SOME BOOKS OF THE WEEK.
[Notice in this column does not necessarily preclude subsequent review.]
Kiel and Jutland. By Commander Georg von Hase. (Skeffington. 16s. net.)—The author was first gunnery officer in the Derffiinger,' one of Germany's best battle-cruisers. He begins with a long account of the visit of a British squadron to Kiel in June, 1914, and remarks that he himself had predicted war for the spring of 1915, when he had expected the Kiel Canal to be finished. He says that after the raid on Scarborough in December, 1914, the German light cruisers ran into our 2nd Battle Squadron, but escaped by making the British identity signal, which the commander had noted. The story seems improbable.
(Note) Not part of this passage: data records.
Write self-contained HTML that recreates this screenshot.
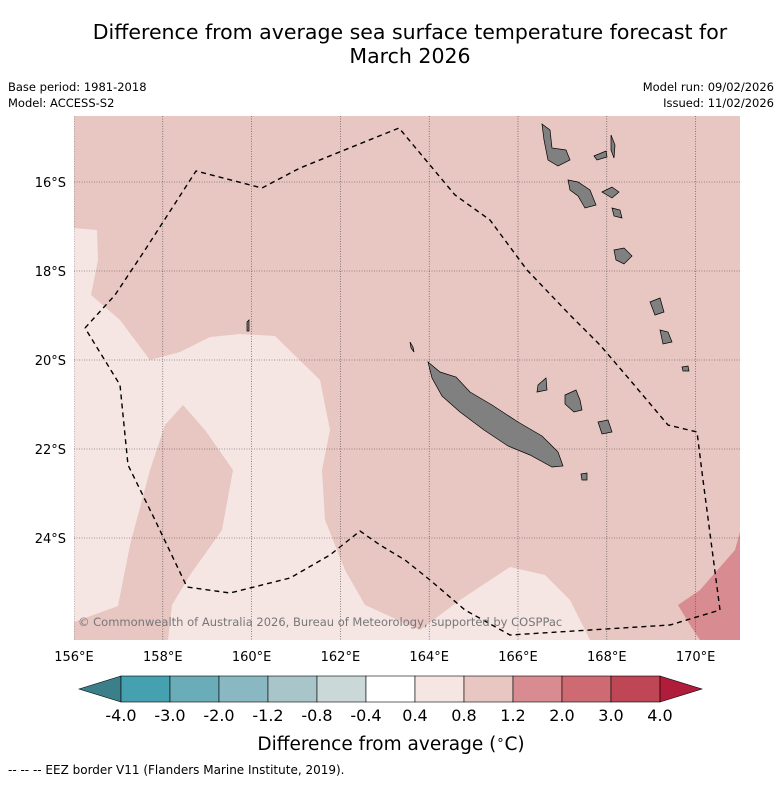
<!DOCTYPE html>
<html><head><meta charset="utf-8"><style>
body{margin:0;background:#fff;font-family:"DejaVu Sans","Liberation Sans",sans-serif;}
</style></head><body>
<svg id="chart" width="781" height="781" viewBox="0 0 781 781" xmlns="http://www.w3.org/2000/svg" font-family="DejaVu Sans, Liberation Sans, sans-serif">
<text x="410" y="39" text-anchor="middle" font-size="20.5" fill="#000">Difference from average sea surface temperature forecast for</text>
<text x="410" y="63" text-anchor="middle" font-size="20.5" fill="#000">March 2026</text>
<text x="8" y="91" font-size="11.5">Base period: 1981-2018</text>
<text x="8" y="107" font-size="11.5">Model: ACCESS-S2</text>
<text x="774" y="91" font-size="11.5" text-anchor="end">Model run: 09/02/2026</text>
<text x="774" y="107" font-size="11.5" text-anchor="end">Issued: 11/02/2026</text>
<defs><clipPath id="mapclip"><rect x="74" y="116" width="666" height="524"/></clipPath></defs>
<g id="map" clip-path="url(#mapclip)">
<rect x="74" y="116" width="666" height="524" fill="#e8c6c1"/>
<polygon fill="#f5e6e4" points="74,228 97,230 98,260 91,295 120,320 150,360 180,352 210,337 240,334 275,336 320,380 330,430 322,470 325,520 345,570 365,605 420,630 460,600 510,567 545,575 570,600 590,640 74,640"/>
<polygon fill="#e8c6c1" points="74,622 118,606 130,545 150,470 165,425 183,405 205,430 233,470 222,530 190,575 172,605 168,640 74,640"/>
<polygon fill="#d88c92" points="678,605 700,590 735,550 740,532 740,640 700,640 690,625"/>
<g id="grid" stroke="#444" stroke-width="0.6" stroke-dasharray="1,1.5"></g>
<g fill="#808080" stroke="#000" stroke-width="0.7">
<polygon points="428,362 440,372 456,377 470,392 492,405 518,422 542,436 558,452 563,466 552,467 530,455 508,446 484,430 460,412 442,396 432,378"/>
<polygon points="542,124 550,130 552,148 566,150 570,160 558,166 548,160 544,140"/>
<polygon points="594,156 606,151 607,157 597,160"/>
<polygon points="611,135 615,145 614,158 611,150"/>
<polygon points="568,180 578,182 590,190 596,205 585,208 578,196 570,190"/>
<polygon points="602,192 612,187 619,192 612,198"/>
<polygon points="612,208 620,210 622,218 614,216"/>
<polygon points="614,250 624,248 632,256 624,264 616,260"/>
<polygon points="650,302 660,298 664,312 655,315"/>
<polygon points="660,330 668,332 672,342 663,344"/>
<polygon points="565,395 576,390 580,400 582,410 574,412 565,404"/>
<polygon points="598,422 608,420 612,432 602,434"/>
<polygon points="538,385 546,378 547,390 537,392"/>
<polygon points="581,474 587,473 587,480 582,480"/>
<polygon points="410,342 413,347 414,352 411,348"/>
<polygon points="682,367 688,366 689,371 683,371"/>
<polygon points="247,322 249,320 249,331 247,331"/>
</g>
<polyline fill="none" stroke="#000" stroke-width="1.4" stroke-dasharray="5,4" points="85,328 115,295 145,250 196,171 262,188 300,168 399,128 455,195 490,220 527,270 570,315 600,345 630,380 668,425 697,432 703,480 720,610 670,625 590,630 510,635 465,610 430,580 405,560 380,545 360,531 330,555 290,578 230,593 187,587 155,520 128,465 120,385 85,328"/>
<text x="78" y="626" font-size="11.5" fill="#777">© Commonwealth of Australia 2026, Bureau of Meteorology, supported by COSPPac</text>
</g>
<g id="xticks"></g>
<g id="yticks"></g>
<g id="cbar"></g>
<text x="391" y="750" text-anchor="middle" font-size="18.5">Difference from average (<tspan font-size="13" dy="-6">∘</tspan><tspan dy="6">C)</tspan></text>
<text x="8" y="774" font-size="12">--  --  -- EEZ border V11 (Flanders Marine Institute, 2019).</text>
</svg>
<script>
const lonTicks=[156,158,160,162,164,166,168,170];
const latTicks=[16,18,20,22,24];
const cbarLabels=["-4.0","-3.0","-2.0","-1.2","-0.8","-0.4","0.4","0.8","1.2","2.0","3.0","4.0"];
const cbarColors=["#45a0b0","#6aacb8","#8ab8c2","#a8c6ca","#cbd8d8","#ffffff","#f5e6e4","#e8c6c1","#d88c92","#cd6a72","#be4655"];
const NS="http://www.w3.org/2000/svg";
const xOf=lon=>74+(lon-156)*44.4;
const yOf=lat=>182+(lat-16)*44.5;
function mk(t,a,p){const e=document.createElementNS(NS,t);for(const k in a)e.setAttribute(k,a[k]);p.appendChild(e);return e;}
const grid=document.getElementById('grid'),xt=document.getElementById('xticks'),yt=document.getElementById('yticks'),cb=document.getElementById('cbar');
lonTicks.forEach(l=>{const x=xOf(l);
 const g=mk('line',{x1:x,y1:116,x2:x,y2:640},grid);
 
 
 const t=mk('text',{x:x,y:661,'text-anchor':'middle','font-size':13},xt);t.textContent=l+'°E';
 
 });
latTicks.forEach(l=>{const y=yOf(l);
 const g=mk('line',{x1:74,y1:y,x2:740,y2:y},grid);
 
 
 const t=mk('text',{x:66,y:y+5,'text-anchor':'end','font-size':13},yt);t.textContent=l+'°S';
 
 });
const bx0=121,bw=49,by=676,bh=26;
const lt=mk('polygon',{points:`79,${by+bh/2} ${bx0},${by} ${bx0},${by+bh}`,fill:'#3a7f8a',stroke:'#000','stroke-width':0.6},cb);


cbarColors.forEach((c,i)=>{const r=mk('rect',{x:bx0+i*bw,y:by,width:bw,height:bh,fill:c,stroke:'#000','stroke-width':0.6},cb);
 
 });
const xe=bx0+cbarColors.length*bw;
const rt=mk('polygon',{points:`${xe},${by} ${xe+42},${by+bh/2} ${xe},${by+bh}`,fill:'#b01d3a',stroke:'#000','stroke-width':0.6},cb);


cbarLabels.forEach((s,i)=>{const t=mk('text',{x:bx0+i*bw,y:721,'text-anchor':'middle','font-size':16},cb);t.textContent=s;
 
 });
</script>
</body></html>
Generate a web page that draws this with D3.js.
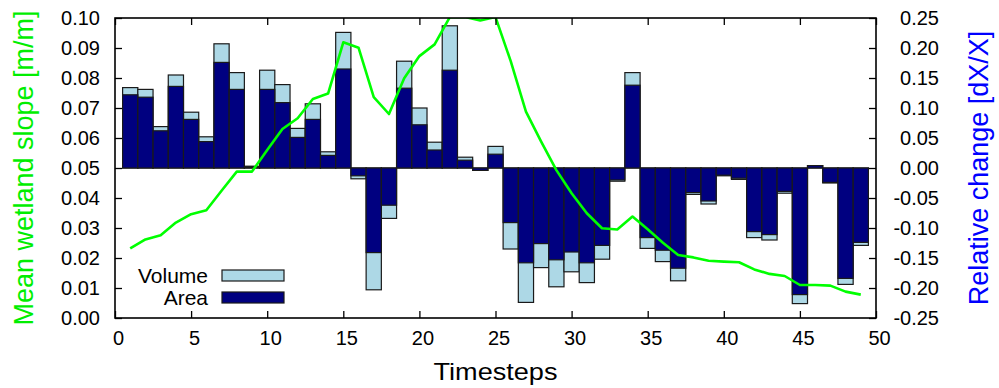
<!DOCTYPE html>
<html>
<head>
<meta charset="utf-8">
<script src="https://cdn.jsdelivr.net/npm/d3@7"></script>
<style>
  body { margin: 0; background: #fff; }
  svg text { font-family: "Liberation Sans", Arial, sans-serif; fill: #000; }
</style>
</head>
<body>
<script>
// data
const timesteps = [1, 2, 3, 4, 5, 6, 7, 8, 9, 10, 11, 12, 13, 14, 15, 16, 17, 18, 19, 20,
    21, 22, 23, 24, 25, 26, 27, 28, 29, 30, 31, 32, 33, 34, 35, 36, 37, 38, 39, 40,
    41, 42, 43, 44, 45, 46, 47, 48, 49];

const volumeChange = [0.134, 0.131, 0.069, 0.155, 0.093, 0.052, 0.207, 0.159, 0.003, 0.163,
    0.139, 0.066, 0.107, 0.027, 0.226, -0.018, -0.203, -0.084, 0.178, 0.100,
    0.043, 0.237, 0.018, -0.004, 0.036, -0.135, -0.224, -0.166, -0.198, -0.173,
    -0.191, -0.152, -0.022, 0.159, -0.134, -0.156, -0.188, -0.044, -0.060, -0.013,
    -0.019, -0.116, -0.120, -0.042, -0.226, 0.004, -0.025, -0.194, -0.129];

const areaChange = [0.122, 0.118, 0.062, 0.136, 0.081, 0.044, 0.176, 0.131, 0.002, 0.131,
    0.109, 0.051, 0.081, 0.021, 0.165, -0.013, -0.141, -0.062, 0.133, 0.072,
    0.030, 0.163, 0.013, -0.004, 0.023, -0.091, -0.158, -0.126, -0.153, -0.140,
    -0.158, -0.129, -0.020, 0.138, -0.116, -0.137, -0.167, -0.041, -0.055, -0.012,
    -0.017, -0.106, -0.111, -0.039, -0.211, 0.004, -0.024, -0.184, -0.124];

const meanSlope = [0.0232, 0.0262, 0.0276, 0.0318, 0.0346, 0.0359, 0.0424, 0.0488, 0.0488, 0.0560,
    0.0630, 0.0666, 0.0730, 0.0748, 0.0919, 0.0901, 0.0736, 0.0680, 0.0799, 0.0873,
    0.0912, 0.1003, 0.1003, 0.0992, 0.1003, 0.0856, 0.0688, 0.0588, 0.0493, 0.0416,
    0.0349, 0.0299, 0.0295, 0.0338, 0.0296, 0.0251, 0.0210, 0.0202, 0.0191, 0.0188,
    0.0186, 0.0162, 0.0147, 0.0140, 0.0110, 0.0110, 0.0108, 0.0088, 0.0078];

const xTicks = [0, 5, 10, 15, 20, 25, 30, 35, 40, 45, 50];
const leftTicks = [0, 0.01, 0.02, 0.03, 0.04, 0.05, 0.06, 0.07, 0.08, 0.09, 0.10];
const rightTicks = [-0.25, -0.20, -0.15, -0.10, -0.05, 0, 0.05, 0.10, 0.15, 0.20, 0.25];

// layout
const W = 999, H = 388;
const margin = {top: 18, right: 123, bottom: 70, left: 115},
    width = W - margin.left - margin.right,
    height = H - margin.top - margin.bottom;

const svg = d3.select("body").append("svg")
    .attr("width", W)
    .attr("height", H);

const x = d3.scaleLinear().domain([0, 50]).range([0, width]);
const yL = d3.scaleLinear().domain([0, 0.10]).range([height, 0]);
const yR = d3.scaleLinear().domain([-0.25, 0.25]).range([height, 0]);

const g = svg.append("g")
    .attr("transform", "translate(" + margin.left + "," + margin.top + ")");

g.append("clipPath").attr("id", "clip")
    .append("rect").attr("width", width).attr("height", height);

const barW = x(1) - x(0);

// bars: volume behind, area in front
function drawBars(values, fill) {
    g.append("g").selectAll("rect")
        .data(values)
        .enter().append("rect")
        .attr("x", (d, i) => x(timesteps[i]) - barW / 2)
        .attr("y", d => yR(Math.max(d, 0)))
        .attr("width", barW)
        .attr("height", d => Math.abs(yR(d) - yR(0)))
        .attr("fill", fill)
        .attr("stroke", "#1a1a1a")
        .attr("stroke-width", 1.2);
}
drawBars(volumeChange, "#add8e6");
drawBars(areaChange, "#000080");

// slope line
const line = d3.line()
    .x((d, i) => x(timesteps[i]))
    .y(d => yL(d));

g.append("path")
    .datum(meanSlope)
    .attr("clip-path", "url(#clip)")
    .attr("fill", "none")
    .attr("stroke", "#00ff00")
    .attr("stroke-width", 2.6)
    .attr("stroke-linejoin", "round")
    .attr("d", line);

// axes
const tickFont = "20px";

const xAxis = g.append("g")
    .attr("transform", "translate(0," + height + ")")
    .call(d3.axisBottom(x).tickValues(xTicks).tickSize(-7).tickPadding(13).tickFormat(d3.format("d")));

xAxis.selectAll("text").attr("dx", 3);

const xTop = g.append("g")
    .call(d3.axisTop(x).tickValues(xTicks).tickSize(-7).tickFormat(""));

const yAxisL = g.append("g")
    .call(d3.axisLeft(yL).tickValues(leftTicks).tickSize(-7).tickPadding(15).tickFormat(d3.format(".2f")));

const yAxisR = g.append("g")
    .attr("transform", "translate(" + width + ",0)")
    .call(d3.axisRight(yR).tickValues(rightTicks).tickSize(-7).tickFormat(d3.format(".2f")));

yAxisR.selectAll("text")
    .attr("text-anchor", "end")
    .attr("x", 63)
    .text(d => d3.format(".2f")(d).replace("−", "-"));

[xAxis, xTop, yAxisL, yAxisR].forEach(a => {
    a.select(".domain").remove();
    a.selectAll("line").attr("stroke", "#000").attr("stroke-width", 1.3);
    a.selectAll("text").style("font-size", tickFont).attr("fill", "#000");
});

// frame
g.append("rect")
    .attr("width", width)
    .attr("height", height)
    .attr("fill", "none")
    .attr("stroke", "#000")
    .attr("stroke-width", 1.6);

// axis titles
svg.append("text")
    .attr("transform", "translate(33," + (margin.top + height / 2) + ") rotate(-90)")
    .attr("text-anchor", "middle")
    .style("font-size", "27px")
    .style("fill", "#00ee00")
    .text("Mean wetland slope [m/m]");

svg.append("text")
    .attr("transform", "translate(988," + (margin.top + height / 2) + ") rotate(-90)")
    .attr("text-anchor", "middle")
    .style("font-size", "27px")
    .style("fill", "#0000ff")
    .text("Relative change [dX/X]");

svg.append("text")
    .attr("x", margin.left + width / 2)
    .attr("y", 380)
    .attr("text-anchor", "middle")
    .attr("textLength", 124)
    .attr("lengthAdjust", "spacingAndGlyphs")
    .style("font-size", "24px")
    .text("Timesteps");

// legend
const legend = g.append("g");
const legendItems = [["Volume", "#add8e6"], ["Area", "#000080"]];
legendItems.forEach((item, i) => {
    legend.append("text")
        .attr("x", 93)
        .attr("y", 265 + i * 22)
        .attr("text-anchor", "end")
        .style("font-size", "21px")
        .text(item[0]);
    legend.append("rect")
        .attr("x", 107)
        .attr("y", 252 + i * 22)
        .attr("width", 62)
        .attr("height", 11)
        .attr("fill", item[1])
        .attr("stroke", "#1a1a1a")
        .attr("stroke-width", 1.2);
});
</script>
</body>
</html>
He quotes in full an article on Jutland which appeared in the Spectator of June 9th, 1917, and then proceeds with his own detailed account, illustrated with two charts. He admits that Admiral Scheer was lucky in being able to escape. " Lord Jellicoe acted perfectly rightly in disengaging his fleet at nightfall and so skilfully leading his squadron away during the night that our destroyer flotillas, systematically searching the outlying areas of the battle, did not find them." " The battle of Skagerrak did not relax the pressure exerted by the English fleet as a ' fleet in being' for one minute." The author says that the Derffiinger's ' big guns were all out of action, and that she had two hundred men killed before she got away- It is clear that, for all his bravo words about renewing the action, he knew on June 1st that the German fleet had had more than enough. His account of what he saw from his own ship is worth reading, though some details are hard to reconcile with what we know already.